It is probably a source of minor encouragement that the Ricketts family – currently on the shortlist of potential buyers for Chelsea – have promised sceptical fans that they will not join a European Super League. Perhaps, by way of further commitment, the Ricketts will spurn other competitions that do not exist. Chelsea will never play in a future Anglo-Italian Cup. Chelsea wants no part of the Makita Trophy. Chelsea will never enter Pop Idol.
Of course, prospective owners always arrive with a lavish manifesto of pledges and blandishments, lest anybody guess what they actually plan to do once they get through the door. Mike Ashley arrived at Newcastle promising “fun and trophies”, although crucially he never actually specified who for. Meanwhile, Ken Bates would probably have received a far cooler welcome from Chelsea fans in 1982 had he disclosed that within a few years he would be plotting to electrocute them with barbed wire fences.
And so it is probably wise to treat the words of the Ricketts family – currently in smiling PR overdrive after some of their number were revealed to have said some extremely racist and homophobic things – with a few teaspoons of salt. In a way, their pre-emptive rebuff to a European Super League is less a concrete policy and more a form of robotised self-branding. Hello, fellow football lovers. We hear there is a “Super League” you dislike. We too dislike this thing, whatever it is. Be friends?
With the threat of insurrection apparently seen off, we can now chortle at the forlorn attempts of Barcelona, Real Madrid and Juventus to reanimate the original defunct Super League concept, like lonely men continuing to insist that the punctured blow-up doll sitting next to them in Prezzo is, in fact, their real girlfriend. And yet, with a devastating deftness, the Super League has indeed returned. They’re just calling it something else.

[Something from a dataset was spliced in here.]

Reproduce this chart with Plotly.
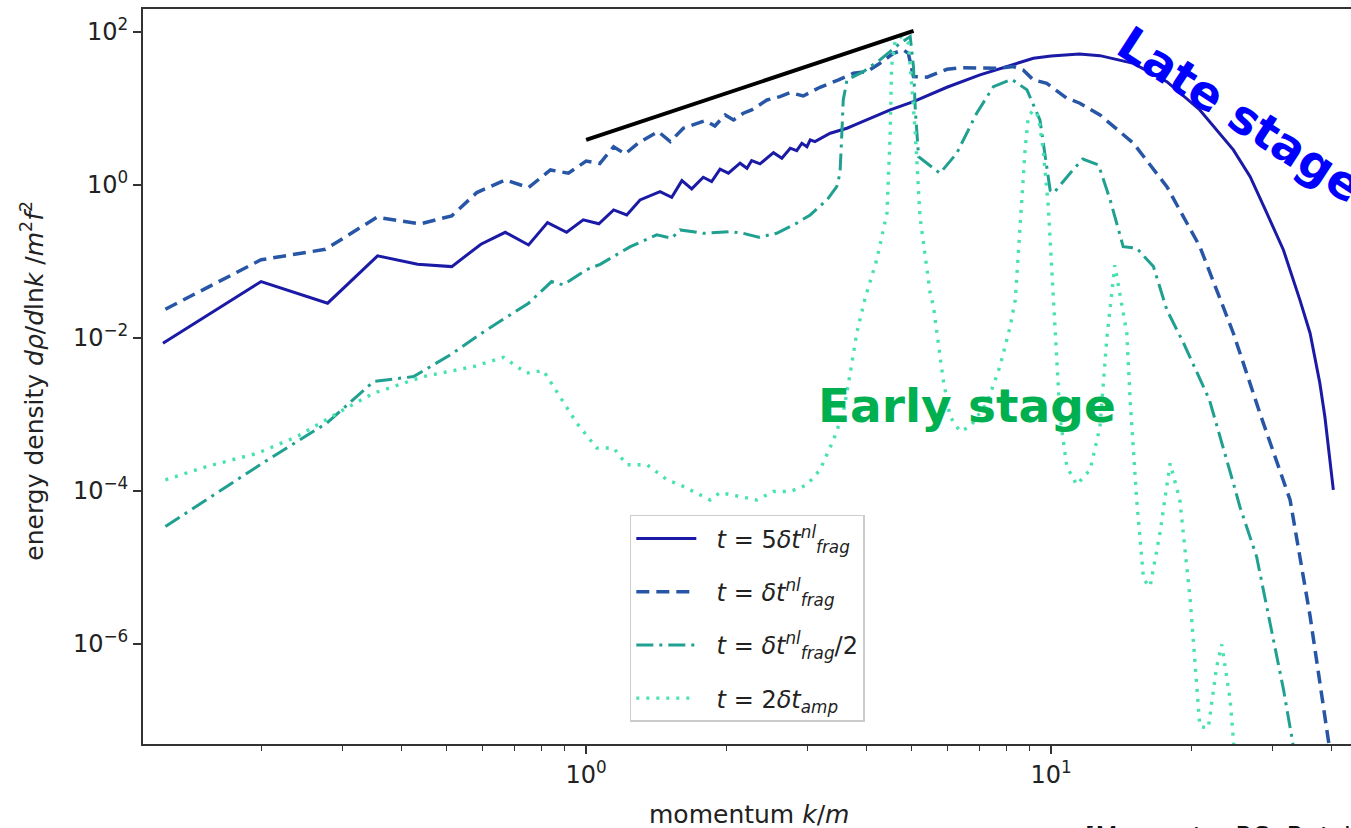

Last week, Uefa accelerated its plans to expand the Champions League from 32 to 36 teams from 2024, with two of the four additional places awarded to historically successful teams who would otherwise have failed to qualify. Based on current league positions, that would mean Roma and Arsenal, although Manchester United would also have a chance to qualify by finishing fifth in the Premier League.
And really it is these sorts of clubs that are the intended beneficiaries here: the former giants fallen on hard times, superclubs enduring a poor season, not really good enough for the elite but invited in anyway. One proposal would see big teams able to secure Champions League football by winning the FA Cup. Had this rule existed ahead of the 2016 Cup final, for example, Manchester United would have been able to earn Champions Leaguequalification with a victory. Their opponents, Crystal Palace, would not.
This was, in essence, the foundation stone of the Super League. It was a way of ensuring that whatever calamity befalls them – pandemic, mismanagement, financial catastrophe, appointing Ronald Koeman –Europe’s biggest clubs must never be allowed to worry about Champions League qualification again. Look again at the Super League proposals – a 180-game group stage, guaranteed berths for historical giants, the knockout stages played in a condensed four-week window at the end of the season – and what is striking is how little they differ from the changes currently being set in motion.
The real impetus behind the reforms has been the European Clubs Association, currently under the chairmanship of Paris Saint-Germain president Nasser al-Khelaifi. Khelaifi did a rare round of interviews last week, and two major themes emerged from them. First, his unashamed envy of the American sports model with its closed shop, its sprawling and splurging fixture list, its fluff and razzmatazz. “How do we make each match an event?” he asked. Well, traditionally you sell some tickets, turn on the floodlights and start the game with a whistle. But maybe we’re just not thinking outside the box enough.
The other theme was an utter disdain for the idea that underpinned the resistance to the Super League: that football fans themselves might want a say in the running of their game. “Barcelona,” Khelaifi scoffed to the BBC. “A fan-owned club with a €1.5bn debt. Does that work?” And it was here, between the lines of well-rehearsed corporate babble, that the true purpose of Uefa’s power grab resides. They weren’t opposed to the Super League on principle. They were just annoyed it wasn’t theirs.
The real tragedy of all this is that none of it needed to happen. For the first time in decades, the big clubs were not operating from a position of strength. Public and governmental anger at the breakaway was at its height. If ever there was a moment to reform the financial model of European football, to break the stranglehold of its biggest clubs, this was it. Instead, they have been rewarded for their sedition by getting virtually everything they wanted in the first place: a virtuous circle of perpetual growth and guaranteed windfalls.
Indeed, this is largely why the Ricketts family and others are clambering over each other for a slice of the action. No pitfalls, no jeopardy, no checks and balances: just a licence to print money for eternity. You will not see any protests about this. Fans will not take to the streets in their thousands. Boris Johnson will not be addressing this in Parliament. This is why incremental change – a game being eaten away by a thousand tweaks and reforms – is so much harder to fight. For the most part, people barely even notice it happening.